You do not know when the time will come. Mark 13:33-34
Let’s start by taking a look at the various Advent symbols. First, the name of the season itself, Advent. This comes to us directly from Latin, “adventus” or arrival, itself coming from “ad” or to, and “venire” the verb to come. There are four Advent Sundays prior to Christmas, which is the arrival of Jesus the Lord. Then there are the four candles as you see above on the Advent Wreath. This was born in the Lutheran Church and has made its way to almost every other Christian community. One candle, as you can see, for each Sunday. The rose-colored candle stands for the third Sunday of Advent, named Gaudete Sunday (“Rejoice” Sunday). On that Sunday, vestments at Mass may be rose-colored, one of only two Sundays in the church year where that happens (the other is Laetare Sunday in Lent). You see one candle is lit above, representing the first Sunday of Advent. Each Sunday then will have the appropriate number of candles lit as Christmas approaches, the rose-colored being lit on Gaudete Sunday. This usually happens at the beginning of Mass, and sometimes the wreath is blessed with holy water. During Mass the Gloria is omitted, as it is in Lent. The normal liturgical vestment color for the season is violet, the same as in Lent. This gives rise to confusion between Lent and Advent, and many think they are the same type of season, namely one of repentance. Not so: Advent is a season of preparation, which itself has two dimensions. One if the preparation for the coming of the Lord at Christmas, and the other is the coming of the Lord at the Last Judgement, which we can see from today’s gospel. Several Protestant churches have dealt with this confusion between Advent and Lent by turning to a dark blue as the Advent vestment color, which makes a great deal of sense. This Sunday is also the first Sunday of the church’s year which today initiates the reading from the second cycle of Scripture readings, cycle B. Finally, the most well-known Advent hymn is Veni Veni Emmanuel, O come O come Emmanuel, originally Latin but now with a famous English translation thanks to the 19th century Anglican priest John Mason Neale. An even better Advent song is The Angel Gabriel from Heaven Came, to an old Basque tune called Birjina Gaztettobat Zegoen (or Gabriel’s Message). But we hardly ever hear it.

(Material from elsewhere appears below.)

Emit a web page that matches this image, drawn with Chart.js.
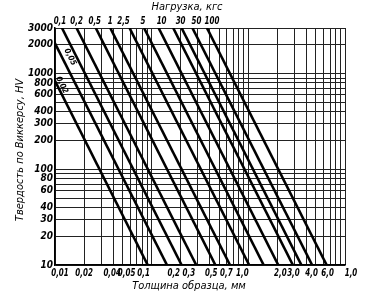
<!DOCTYPE html>
<html>
<head>
<meta charset="utf-8">
<script src="https://cdn.jsdelivr.net/npm/chart.js@4.4.1/dist/chart.umd.min.js"></script>
<style>
    body { margin: 0; background: #fff; }
    canvas { display: block; }
</style>
</head>
<body>
<canvas id="hvChart" width="366" height="303"></canvas>
<script>
// Loads, kgf (one line per load) and the label printed above the chart
const loads = [0.02, 0.05, 0.1, 0.2, 0.5, 1, 2.5, 5, 10, 20, 30, 50, 100];
const loadLabels = ['', '', '0,1', '0,2', '0,5', '1', '2,5', '5', '10', '', '30', '50', '100'];

// Thickness (mm) where each line meets HV = 3000 and HV = 10
const thicknessTop = [0.0053, 0.0083, 0.0118, 0.0167, 0.0264, 0.0373, 0.059, 0.0834, 0.118, 0.167, 0.204, 0.264, 0.373];
const thicknessBottom = [0.091, 0.144, 0.204, 0.289, 0.456, 0.646, 1.02, 1.44, 2.04, 2.89, 3.54, 4.57, 6.46];
const hvTop = 3000;
const hvBottom = 10;

// Grid lines
const xGrid = [0.01, 0.02, 0.03, 0.04, 0.05, 0.06, 0.07, 0.08, 0.09,
    0.1, 0.2, 0.3, 0.4, 0.5, 0.6, 0.7, 0.8, 0.9,
    1, 2, 3, 4, 5, 6, 7, 8, 9, 10];
const yGrid = [10, 20, 30, 40, 50, 60, 70, 80, 90, 100, 200, 300, 400, 500, 600, 700, 800, 900, 1000, 2000, 3000];

// Tick labels
const xTickValues = [0.01, 0.02, 0.04, 0.05, 0.1, 0.2, 0.3, 0.5, 0.7, 1, 2, 3, 4, 6, 10];
const xTickText = ['0,01', '0,02', '0,04', '0,05', '0,1', '0,2', '0,3', '0,5', '0,7', '1,0', '2,0', '3,0', '4,0', '6,0', '1,0'];
const yTickLabels = {10: '10', 20: '20', 30: '30', 40: '40', 60: '60', 80: '80', 100: '100', 200: '200', 300: '300',
    400: '400', 600: '600', 800: '800', 1000: '1000', 2000: '2000', 3000: '3000'};

// hand lettering sits a little off the grid lines (px)
const xTickNudge = [5, 0, -1, 4, -8, -7, -9, -8, -7, -6, 3, -1, 5, 4, 6];
const loadNudge = [0, 0, -2, 0, -1, 0, -6, -1, 3, 0, -1, 4, 5];

// Labels written along the two lines that start on the left edge
const lineNotes = [
    {text: '0,05', x: 0.0143, y: 1490},
    {text: '0,02', x: 0.0118, y: 760}
];

const condensed = "'DejaVu Sans Condensed', 'Liberation Sans Narrow', sans-serif";

const datasets = loads.map((load, i) => ({
    label: String(load),
    data: [{x: thicknessTop[i], y: hvTop}, {x: thicknessBottom[i], y: hvBottom}],
    showLine: true,
    borderColor: '#000',
    borderWidth: 2.6,
    pointRadius: 0
}));

function narrowText(ctx, text, x, y, squeeze) {
    ctx.save();
    ctx.translate(x, y);
    ctx.scale(squeeze, 1);
    ctx.fillText(text, 0, 0);
    ctx.restore();
}

// Titles, x labels, load labels and notes
const textPlugin = {
    id: 'nomogramText',
    afterDraw(chart) {
        const ctx = chart.ctx;
        const xs = chart.scales.x;
        const ys = chart.scales.y;
        ctx.save();
        ctx.fillStyle = '#000';
        ctx.textAlign = 'center';
        ctx.textBaseline = 'middle';

        ctx.font = 'italic 11px ' + condensed;
        ctx.fillText('Нагрузка, кгс', 187, 7);
        ctx.fillText('Толщина образца, мм', 189, 286);
        ctx.save();
        ctx.translate(20, 150);
        ctx.rotate(-Math.PI / 2);
        ctx.fillText('Твердость по Виккерсу, HV', 0, 0);
        ctx.restore();

        ctx.font = 'italic bold 11px ' + condensed;
        xTickValues.forEach((v, i) => {
            narrowText(ctx, xTickText[i], xs.getPixelForValue(v) + xTickNudge[i], 273, 0.72);
        });
        loads.forEach((load, i) => {
            if (!loadLabels[i]) return;
            narrowText(ctx, loadLabels[i], xs.getPixelForValue(thicknessTop[i]) + loadNudge[i], 21, 0.72);
        });

        ctx.font = 'italic bold 8px ' + condensed;
        lineNotes.forEach(n => {
            ctx.save();
            ctx.translate(xs.getPixelForValue(n.x), ys.getPixelForValue(n.y));
            ctx.rotate(Math.atan(1.98));
            ctx.fillText(n.text, 0, 0);
            ctx.restore();
        });
        ctx.restore();
    }
};

const ctx = document.getElementById('hvChart').getContext('2d');
const hvChart = new Chart(ctx, {
    type: 'scatter',
    data: { datasets },
    options: {
        responsive: false,
        animation: false,
        layout: { padding: { left: 0, right: 21, top: 28, bottom: 0 } },
        plugins: {
            legend: { display: false },
            tooltip: { enabled: false }
        },
        scales: {
            x: {
                type: 'logarithmic',
                position: 'bottom',
                min: 0.01,
                max: 10,
                afterBuildTicks: axis => { axis.ticks = xGrid.map(v => ({value: v})); },
                afterFit: axis => { axis.height = 38; },
                grid: { color: '#222', lineWidth: 1, drawTicks: false },
                border: { color: '#000', width: 1.5 },
                ticks: { display: false }
            },
            y: {
                type: 'logarithmic',
                min: 10,
                max: 3000,
                afterBuildTicks: axis => { axis.ticks = yGrid.map(v => ({value: v})); },
                afterFit: axis => { axis.width = 55; },
                grid: { color: '#222', lineWidth: 1, drawTicks: false },
                border: { color: '#000', width: 1.5 },
                ticks: {
                    autoSkip: false,
                    padding: 2,
                    color: '#000',
                    font: { family: condensed, size: 10, style: 'italic', weight: 'bold' },
                    callback: v => yTickLabels[v] || ''
                }
            }
        }
    },
    plugins: [textPlugin]
});
</script>
</body>
</html>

Now the previous few Sundays have focussed on getting ready for the End Time when we will all be judged as to whether we are sheep or goats (see last Sunday’s gospel). Today the message is hammered home once more, again repeating that we don’t know when that will be. But we do know that we have to be ready for it, and that we still have the time to prepare for its advent! So let’s take a look at the other readings for today. The passage from the prophet Isaiah could well have been written last week:
…we have all withered like leaves,
and our guilt carries us away like the wind.
There is none who calls upon your name,
who rouses himself to cling to you… Isaiah 64:6b-7.

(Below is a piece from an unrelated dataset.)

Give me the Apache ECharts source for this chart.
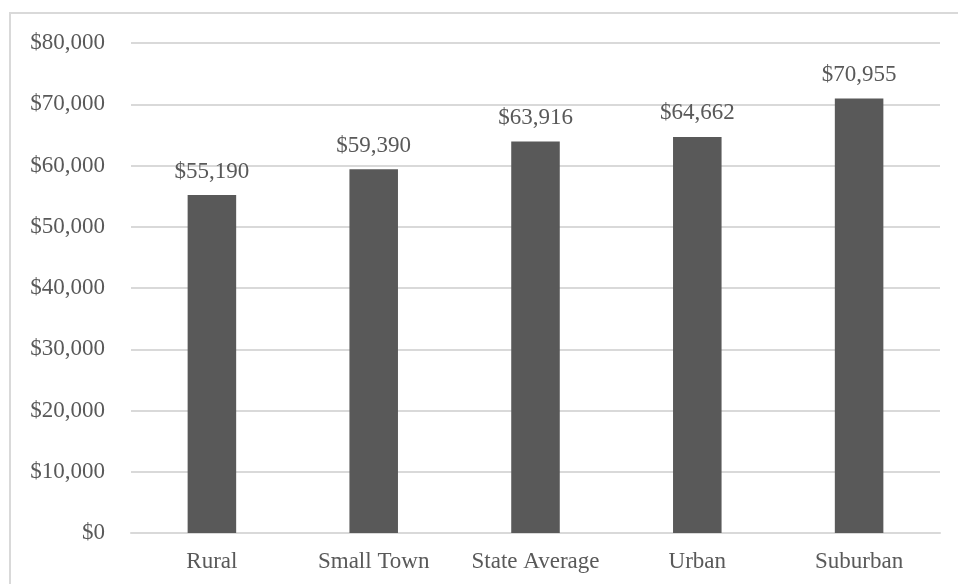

All of us must know about declining church attendance, the expression “I’m not religious, but I’m spiritual”, the frequency of media negative language when dealing with Christian belief. Indeed, it seems to hark back to the earliest days of the church, when the ancient Romans looked on the tiny Christian church as ridiculous and worthy of contempt, at the same time accusing it of treason, cannibalism, incest and even atheism! Today, Christians are seen by many as deluded, pathetic and superstitious. But at least today we are not literally thrown to the lions; only symbolically. Which makes it all the more impressive when you see young families arriving on Sunday morning to give thanks to God. Something still brings people to God today, but the strength of this attraction seems to be under threat. So St. Paul, writing to the Christians in Corinth in the second reading today, offers hope:
[Jesus] will keep you firm to the end,
irreproachable on the day of our Lord Jesus Christ.
God is faithful,
and by him you were called to fellowship with his Son,
Jesus Christ our Lord. 1 Corinthians 1:8-9.

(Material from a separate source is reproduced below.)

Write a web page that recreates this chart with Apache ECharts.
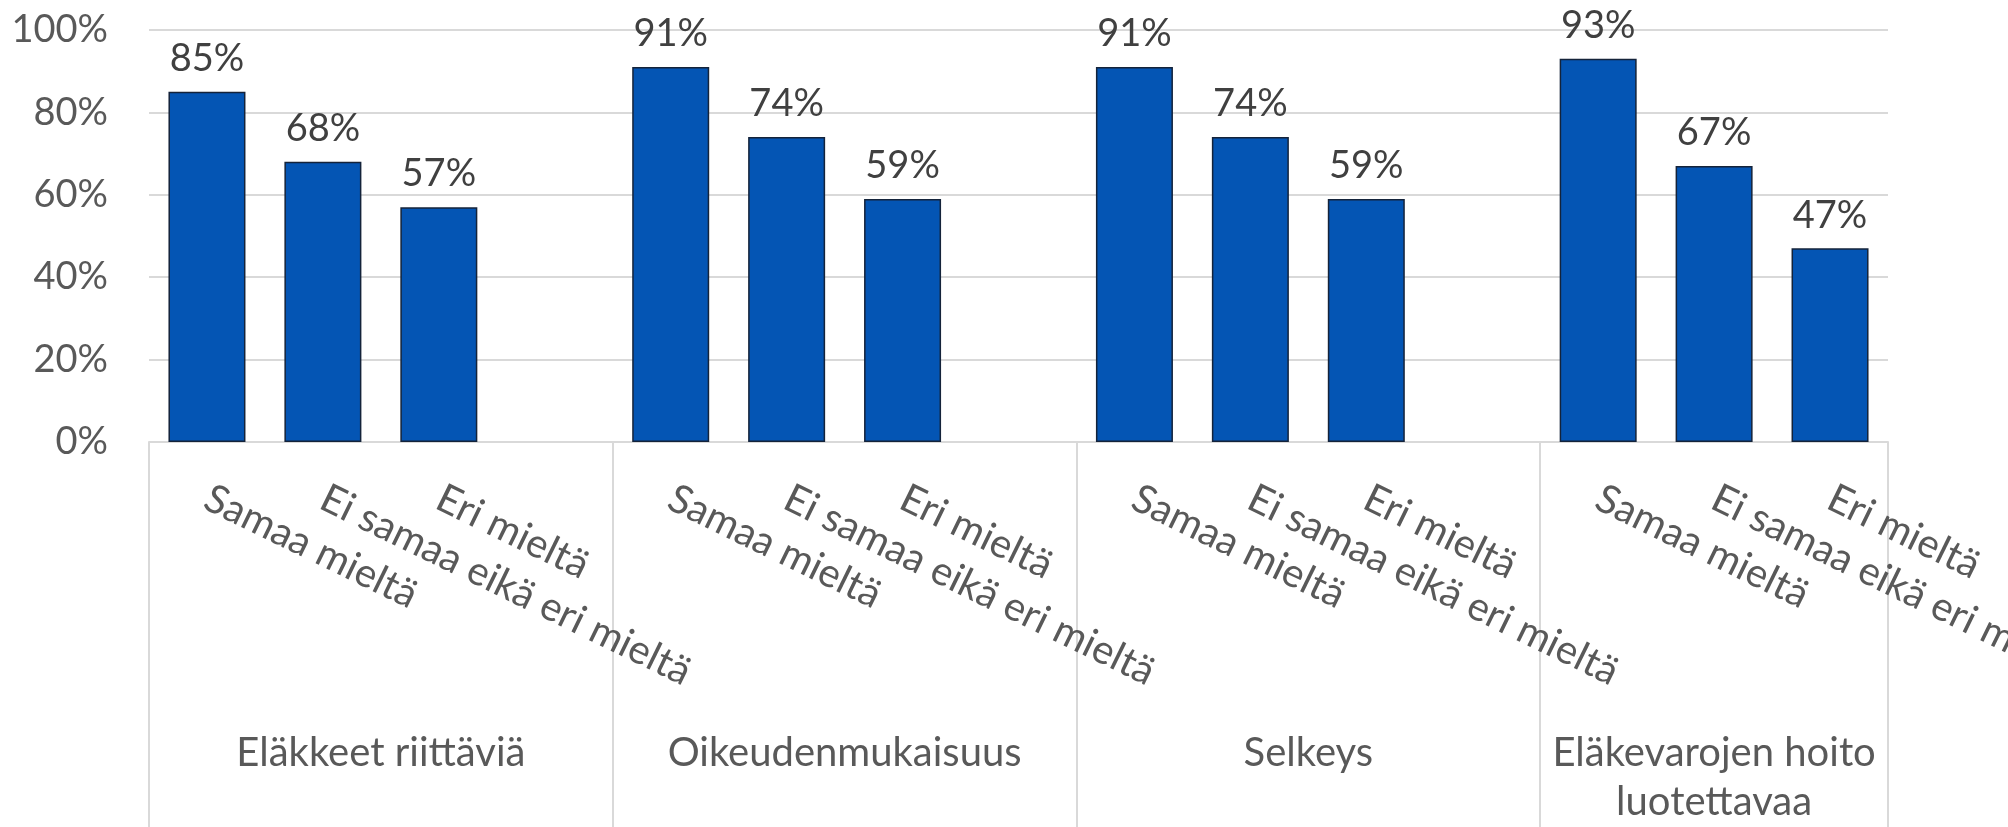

Christians should never be downhearted. The state of the church when Paul wrote that was infinitely weaker than it is today. They had every reason to feel threatened and afraid for what they believed compared to us today. Weirdly, in a way, that makes it worse for us. They believed despite every barrier and threat; we have none of that. We can drift away for silly reasons; because we don’t want to get up on Sunday morning; or because a bad event in our lives took place that “God allowed to happen” or a million other reasons. Jesus on the cross must have had such thoughts, don’t you think? Yet he still believed, and so should we, because where else can we go for comfort and strength? Once upon a time, when I was a Jesuit novice going through the Long Retreat (30 days in silence conversing only with God and the retreat director) I had an experience of no God. Suddenly my whole experience of life, surroundings, experience was cold. The first thought that occurred to me was “Why am I in this place?” God had moved clean away; nothing was left. Clearly that did not last but I have never forgotten that literally chilling experience. My question is, how could anyone live in such a cold world? It was horrible.
And another experience, years later. I used to be terrified of flying. My family being in London and me here in the USA meant that I had to fly. Once, and this was on a short flight, my arms went numb with terror; another time my face turned a sort of greenish color. It was extremely unpleasant. Then a question came to me. Why am I so scared of dying and going to God? I took another retreat (one week this time) on the theme of death, to come face to face with this terror. I had a meditation of the moment of death and was granted a sort of vision about it. Suddenly all was inky, totally, black. There was nothing, save my self-conscious awareness. I looked around, and I could make out the outline of a door, obviously lit from inside. Well what would anyone do? I went up to the door and slowly opened it. It was a very brightly lit room, plainly carpeted but completely empty except for another closed door opposite the one I was going through. I went in and looked around this empty space, except it wasn’t empty. There was the Lord, bejeaned, oh, and bearded, just like most of his pictures, sitting on the floor, his back against the wall. He looked up at me, smiled, greeted me, stood up, put his arm across my shoulders, and said “Welcome; let’s go and meet Dad.” The second door opened, we made our way towards it, and the vision faded. Since that moment all fear of flying, and hopefully death itself, vanished, and it has remained so ever since. Lauda Domini!
So today is a call to be ready for that day, for without such readiness there will be no brightly lit door outline, just eternal blackness with self-conscious awareness of ….nothing else. None of us can escape this moment, whenever it will be. So just as when waiting for a train, we should have a ticket which we have worked for to pay, so we should be well prepared for the advent of that final moment. If we have our valid, properly worked and paid for ticket, we should not fear anything.